Cassini Sights Saturn


Date: 31 October 2002
Satellite: Cassini-Huygens
Depicts: Saturn
Copyright: NASA/JPL/Southwest Research Institute

Saturn appears serene and majestic in the first color composite made of images taken by Cassini on its approach to the ringed planet, with arrival still 20 months away.

The planet was 285 million kilometres away from the spacecraft, nearly twice the distance between the Sun and Earth, when Cassini took a series of narrow angle images through various spectral filters as an engineering test on 21 October 2002. Three of those images have been color-composited to show the planet and its rings as they would appear to the eye through a ground-based telescope.

It is southern summer on Saturn. The Sun is a lofty 27 degrees below the equator and casts a semi-circular shadow of the planet partway across the rings, leaving the outer A ring in sunlight. The last Saturn-bound spacecraft, Voyager 2, arrived in early northern spring. None of the familiar features from the Voyager era, such as the spoke-like markings on the rings, clouds and eddies in the hazy atmosphere, and the ring-shepherding moons, are yet visible to Cassini.
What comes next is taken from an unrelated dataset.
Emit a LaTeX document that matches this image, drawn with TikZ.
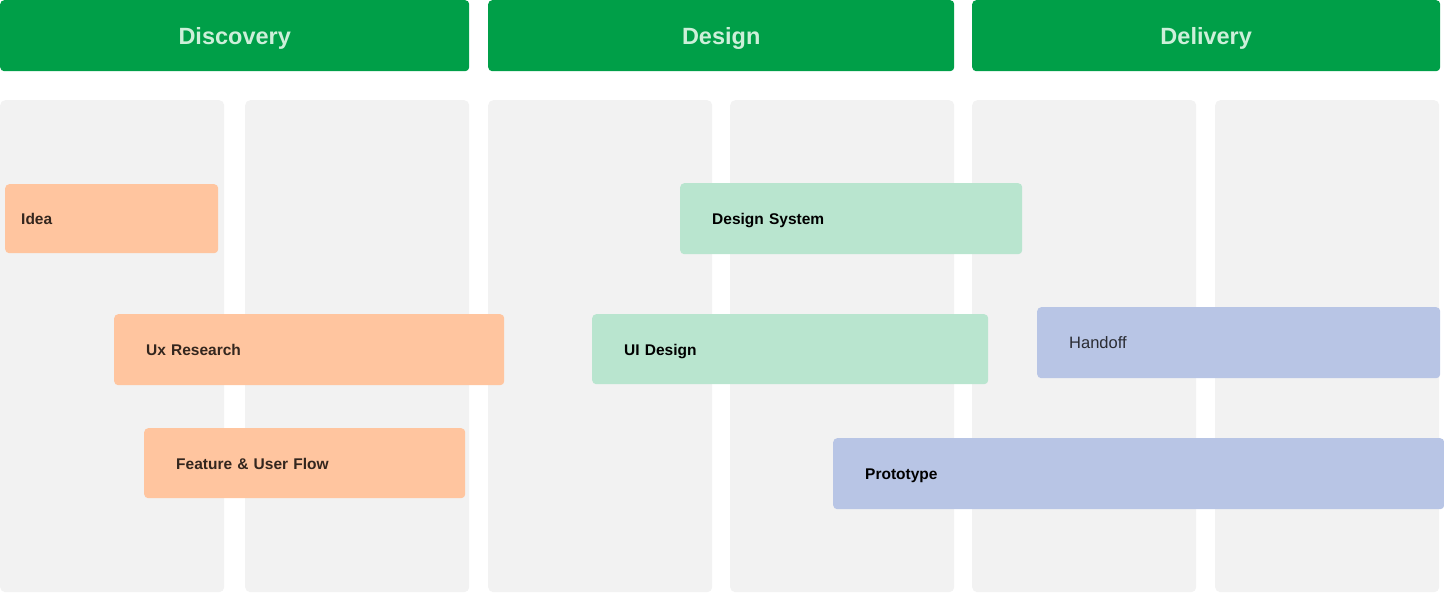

Titan, Saturn's largest moon, appears in the upper left. About 5000 kilometres across, it is the only moon resolved from this distance. To increase visibility, its brightness has been enhanced threefold relative to the brightness of the planet. Titan is a major attraction for Cassini scientists who hope to study its haze-enshrouded atmosphere and peer down, with special instrumentation, to its surface. They will be looking for evidence of organic processes similar to those that might have occurred on the early Earth, prior to the emergence of life.

Cassini will enter orbit around Saturn on 1 July 2004. It will release a piggybacked probe, Huygens, which will descend through Titan's atmosphere on 14 January 2005.